▸ WRITTEN REQUEST
Transcribe the material in full. Nothing should differ except that the pictures are left out.

▸ GIVEN MATERIAL
■ ■ ■ ■ ■ ■ ■

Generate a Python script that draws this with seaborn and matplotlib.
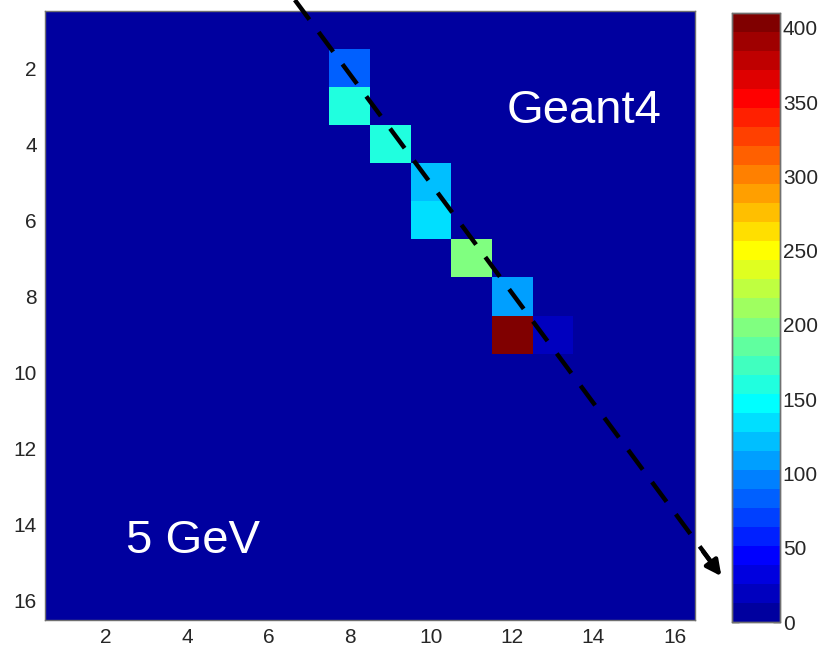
import numpy as np
import pandas as pd
import matplotlib
matplotlib.use("Agg")
import matplotlib.pyplot as plt
from matplotlib.colors import ListedColormap
import seaborn as sns

# Energy deposit per cell (1-based row/column of the 16x16 grid)
hit_rows = [2, 3, 4, 5, 6, 7, 8, 9, 9]
hit_cols = [8, 8, 9, 10, 10, 11, 12, 12, 13]
hit_vals = [85, 160, 160, 120, 135, 200, 110, 405, 20]

grid_size = 16
axis_ticks = [2, 4, 6, 8, 10, 12, 14, 16]
cbar_ticks = [0, 50, 100, 150, 200, 250, 300, 350, 400]
v_min, v_max = 0, 410


def matlab_jet(m=32):
    n = int(np.ceil(m / 4))
    u = np.concatenate([np.arange(1, n + 1) / n, np.ones(n - 1), np.arange(n, 0, -1) / n])
    g = int(np.ceil(n / 2)) - (1 if m % 4 == 1 else 0) + np.arange(1, len(u) + 1)
    r = g + n
    b = g - n
    cols = np.zeros((m, 3))
    for idx, arr in ((0, r), (1, g), (2, b)):
        ok = (arr >= 1) & (arr <= m)
        cols[arr[ok] - 1, idx] = u[ok]
    return ListedColormap(cols)


energy = np.zeros((grid_size, grid_size))
for r, c, v in zip(hit_rows, hit_cols, hit_vals):
    energy[r - 1, c - 1] = v
labels = list(range(1, grid_size + 1))
df = pd.DataFrame(energy, index=labels, columns=labels)

sns.set_style("white")
plt.rcParams["font.family"] = ["Liberation Sans", "DejaVu Sans"]

W, H = 831, 651
fig = plt.figure(figsize=(W / 100, H / 100), dpi=100)
ax = fig.add_axes([45 / W, 1 - 620 / H, 650 / W, 609 / H])
cax = fig.add_axes([732 / W, 1 - 622 / H, 48 / W, 609 / H])

sns.heatmap(df, ax=ax, cmap=matlab_jet(32), vmin=v_min, vmax=v_max,
            cbar=True, cbar_ax=cax, square=False, xticklabels=False, yticklabels=False)

tick_color = "#262626"
ax.set_xticks([t - 0.5 for t in axis_ticks])
ax.set_xticklabels([str(t) for t in axis_ticks])
ax.set_yticks([t - 0.5 for t in axis_ticks])
ax.set_yticklabels([str(t) for t in axis_ticks], rotation=0)
ax.tick_params(direction="in", length=5, width=1, color="black",
               top=True, right=True, labelsize=15, labelcolor=tick_color, pad=6)
ax.set_xlabel("")
ax.set_ylabel("")
for s in ax.spines.values():
    s.set_visible(True)
    s.set_color("#707070")
    s.set_linewidth(1)

cax.set_yticks(cbar_ticks)
cax.tick_params(direction="in", length=5, width=1, color="black",
                left=True, right=True, labelsize=15, labelcolor=tick_color, pad=2)
for s in cax.spines.values():
    s.set_visible(True)
    s.set_color("#707070")
    s.set_linewidth(1)

ax.text(2.0, 14.25, "5 GeV", color="white", fontsize=34, ha="left", va="baseline")
ax.text(11.37, 2.95, "Geant4", color="white", fontsize=34, ha="left", va="baseline")

# dashed trajectory across the grid, ending in an arrow head outside the axes
x0, y0 = 6.15, -0.29
x1, y1 = 16.45, 14.55
ax.plot([x0, x1], [y0, y1], color="black", lw=3.2, ls=(0, (5.5, 3.5)),
        clip_on=False, zorder=5)
ax.annotate("", xy=(16.65, 14.85), xytext=(16.2, 14.2),
            arrowprops=dict(arrowstyle="-|>,head_length=0.9,head_width=0.45",
                            color="black", lw=3.2, shrinkA=0, shrinkB=0),
            annotation_clip=False, zorder=6)

fig.savefig("out.png", dpi=100)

■ ■ ■ ■ ■ ■ ■

▸ THE OUTPUT
Generate a Python script that draws this with seaborn and matplotlib.
import numpy as np
import pandas as pd
import matplotlib
matplotlib.use("Agg")
import matplotlib.pyplot as plt
from matplotlib.colors import ListedColormap
import seaborn as sns

# Energy deposit per cell (1-based row/column of the 16x16 grid)
hit_rows = [2, 3, 4, 5, 6, 7, 8, 9, 9]
hit_cols = [8, 8, 9, 10, 10, 11, 12, 12, 13]
hit_vals = [85, 160, 160, 120, 135, 200, 110, 405, 20]

grid_size = 16
axis_ticks = [2, 4, 6, 8, 10, 12, 14, 16]
cbar_ticks = [0, 50, 100, 150, 200, 250, 300, 350, 400]
v_min, v_max = 0, 410


def matlab_jet(m=32):
    n = int(np.ceil(m / 4))
    u = np.concatenate([np.arange(1, n + 1) / n, np.ones(n - 1), np.arange(n, 0, -1) / n])
    g = int(np.ceil(n / 2)) - (1 if m % 4 == 1 else 0) + np.arange(1, len(u) + 1)
    r = g + n
    b = g - n
    cols = np.zeros((m, 3))
    for idx, arr in ((0, r), (1, g), (2, b)):
        ok = (arr >= 1) & (arr <= m)
        cols[arr[ok] - 1, idx] = u[ok]
    return ListedColormap(cols)


energy = np.zeros((grid_size, grid_size))
for r, c, v in zip(hit_rows, hit_cols, hit_vals):
    energy[r - 1, c - 1] = v
labels = list(range(1, grid_size + 1))
df = pd.DataFrame(energy, index=labels, columns=labels)

sns.set_style("white")
plt.rcParams["font.family"] = ["Liberation Sans", "DejaVu Sans"]

W, H = 831, 651
fig = plt.figure(figsize=(W / 100, H / 100), dpi=100)
ax = fig.add_axes([45 / W, 1 - 620 / H, 650 / W, 609 / H])
cax = fig.add_axes([732 / W, 1 - 622 / H, 48 / W, 609 / H])

sns.heatmap(df, ax=ax, cmap=matlab_jet(32), vmin=v_min, vmax=v_max,
            cbar=True, cbar_ax=cax, square=False, xticklabels=False, yticklabels=False)

tick_color = "#262626"
ax.set_xticks([t - 0.5 for t in axis_ticks])
ax.set_xticklabels([str(t) for t in axis_ticks])
ax.set_yticks([t - 0.5 for t in axis_ticks])
ax.set_yticklabels([str(t) for t in axis_ticks], rotation=0)
ax.tick_params(direction="in", length=5, width=1, color="black",
               top=True, right=True, labelsize=15, labelcolor=tick_color, pad=6)
ax.set_xlabel("")
ax.set_ylabel("")
for s in ax.spines.values():
    s.set_visible(True)
    s.set_color("#707070")
    s.set_linewidth(1)

cax.set_yticks(cbar_ticks)
cax.tick_params(direction="in", length=5, width=1, color="black",
                left=True, right=True, labelsize=15, labelcolor=tick_color, pad=2)
for s in cax.spines.values():
    s.set_visible(True)
    s.set_color("#707070")
    s.set_linewidth(1)

ax.text(2.0, 14.25, "5 GeV", color="white", fontsize=34, ha="left", va="baseline")
ax.text(11.37, 2.95, "Geant4", color="white", fontsize=34, ha="left", va="baseline")

# dashed trajectory across the grid, ending in an arrow head outside the axes
x0, y0 = 6.15, -0.29
x1, y1 = 16.45, 14.55
ax.plot([x0, x1], [y0, y1], color="black", lw=3.2, ls=(0, (5.5, 3.5)),
        clip_on=False, zorder=5)
ax.annotate("", xy=(16.65, 14.85), xytext=(16.2, 14.2),
            arrowprops=dict(arrowstyle="-|>,head_length=0.9,head_width=0.45",
                            color="black", lw=3.2, shrinkA=0, shrinkB=0),
            annotation_clip=False, zorder=6)

fig.savefig("out.png", dpi=100)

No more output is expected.